Wednesday, February 22, 2012

If It's Not Seen It's Not There

I was diagnosed with Bipolar Disorder I, mixed mania, rapid cycling with periods of psychotic features. I have treatment resistant Bipolar and have consulted with some of the top psychiatrist's in the country. Since December 2008, I've been out on LTD and now receive SSDI and I'm on Medicare. My symptoms had become very severe and difficult to resolve, and now need to take off label medications, which mean I take meds not usually used to treat bipolar or mental illnesses.

However, this really is not the point. The point is people are so cruel and mean when it comes to mental illnesses. In addition, that includes medical doctors as well, sometimes even worse than the public. If it is not a visual disability, folks feel it's not there. Why should those folks with mental illnesses live in fear of judgment, secrets and fear of discovery?

For years I was treated by friends and family, as bipolar Betty (my name has been changed for privacy), and not Betty with bipolar. I'm lucky in one aspect of my life, and that is the fact that I married a wonderful man with Bipolar II. However, there are some aspects of my illness that he does not even understand. However, thankfully I do have someone to discuss how I'm feeling with.

There are some folks who have mental illnesses that have NOBODY to discuss their issues with. I have tons of friends but it always boils down to them having a hard time relating to symptoms that they have never had. Ironically, sometimes the best place to be is locked up in a psych ward, because at least you’re with folks who get it!!!

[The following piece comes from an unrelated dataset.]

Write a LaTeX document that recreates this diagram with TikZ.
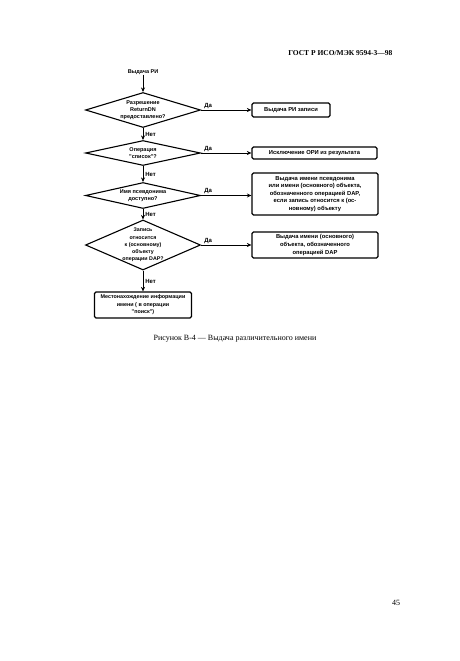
\documentclass[tikz,border=0pt]{standalone}
\usepackage{fontspec}
\setmainfont{Liberation Serif}
\newfontfamily\diagfont{Liberation Sans}
\usetikzlibrary{shapes.geometric}
\usetikzlibrary{arrows.meta}

\tikzset{
  flow/.style={black, line width=0.8pt, -{Stealth[length=4.5pt,width=4pt]}},
  decision/.style={diamond, draw=black, line width=1.1pt, inner sep=0pt, minimum width=115pt},
  dtext/.style={align=center, inner sep=0pt, font=\diagfont\fontsize{5.5}{6.8}\selectfont\bfseries},
  resultbox/.style={draw=black, line width=1.2pt, rounded corners=1.5pt, inner sep=0pt, align=center,
    font=\diagfont\fontsize{5.8}{7.6}\selectfont\bfseries},
  yes/.style={pos=0, anchor=south west, xshift=3pt, yshift=1pt, inner sep=0pt,
    font=\diagfont\fontsize{6}{7}\selectfont\bfseries},
  no/.style={right, xshift=2pt, inner sep=0pt, font=\diagfont\fontsize{6}{7}\selectfont\bfseries}
}

\begin{document}
\begin{tikzpicture}[x=1pt, y=-1pt]
        \useasboundingbox (0,0) rectangle (460,661);
        \node[anchor=east, font=\fontsize{7.5}{9}\selectfont\bfseries] (gost) at (396,53) {ГОСТ Р ИСО/МЭК 9594-3—98};

        \node[dtext] (start) at (143,72) {Выдача РИ};

        \node[decision, minimum height=35pt] (d1) at (143,110) {};
        \node[dtext] (d1t) at (d1) {Разрешение\\ReturnDN\\предоставлено?};
        \node[decision, minimum height=25pt] (d2) at (143,153) {};
        \node[dtext] (d2t) at (d2) {Операция\\"список"?};
        \node[decision, minimum height=26pt] (d3) at (143,195.5) {};
        \node[dtext] (d3t) at (d3) {Имя псевдонима\\доступно?};
        \node[decision, minimum height=50pt] (d4) at (143,245) {};
        \node[dtext, font=\diagfont\fontsize{5.3}{7.2}\selectfont\bfseries] (d4t) at (d4) {Запись\\относится\\к (основному)\\объекту\\операции DAP?};

        \node[resultbox, minimum width=97pt, minimum height=26pt, font=\diagfont\fontsize{5.4}{7.4}\selectfont\bfseries] (fin) at (143,305) {Местонахождение информации\\имени ( в операции\\"поиск")};

        \node[resultbox, minimum width=78pt, minimum height=14pt] (ra) at (291,110) {Выдача РИ записи};
        \node[resultbox, minimum width=125pt, minimum height=12pt] (rb) at (314.5,153) {Исключение ОРИ из результата};
        \node[resultbox, minimum width=126pt, minimum height=42pt] (rc) at (315,194) {Выдача имени псевдонима\\или имени (основного) объекта,\\обозначенного операцией DAP,\\если запись относится к (ос-\\новному) объекту};
        \node[resultbox, minimum width=126pt, minimum height=26pt] (rd) at (315,245) {Выдача имени (основного)\\объекта, обозначенного\\операцией DAP};

        \draw[flow] (start) -- (d1.north);
        \draw[flow] (d1.south) -- node[no] {Нет} (d2.north);
        \draw[flow] (d2.south) -- node[no] {Нет} (d3.north);
        \draw[flow] (d3.south) -- node[no] {Нет} (d4.north);
        \draw[flow] (d4.south) -- node[no] {Нет} (fin.north);

        \draw[flow] (d1.east) -- node[yes] {Да} (d1.east -| ra.west);
        \draw[flow] (d2.east) -- node[yes] {Да} (d2.east -| rb.west);
        \draw[flow] (d3.east) -- node[yes] {Да} (d3.east -| rc.west);
        \draw[flow] (d4.east) -- node[yes] {Да} (d4.east -| rd.west);

        \node[font=\fontsize{8}{10}\selectfont] (caption) at (235,339) {Рисунок В-4 — Выдача различительного имени};
        \node[font=\fontsize{8}{10}\selectfont] (page) at (396,603) {45};
    \end{tikzpicture}
\end{document}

I cannot tell you how many medical doctors I've come across that automatically think that because I have a mental illness, my medical issue is related to that. I once went to an endocrinologist for hormonal issues I was having. I told him I was having night sweats and hot flashes. He had the balls to tell me, nothing was wrong physically, but the reason I was having hot flashes was that I was having such severe anxiety that I was holding my breath, thus causing hot flashes, and that it all was mental. One more second in that ASSHOLES office, I would have thrown him out of his 10th story window. I have since learned NEVER to include my psych medications when filling out forms when you go to new doctors. If there is a chance though of complications with prescribed medications I will tell them, but I've found out that this usually isn't necessary.

I've decided to start blogging to help myself have an outlet of releasing my feelings and thoughts, and to also help others feel that there are folks out there who GET IT...... So please continue to read, this is my first blog so hopefully I'll get better with my words over time!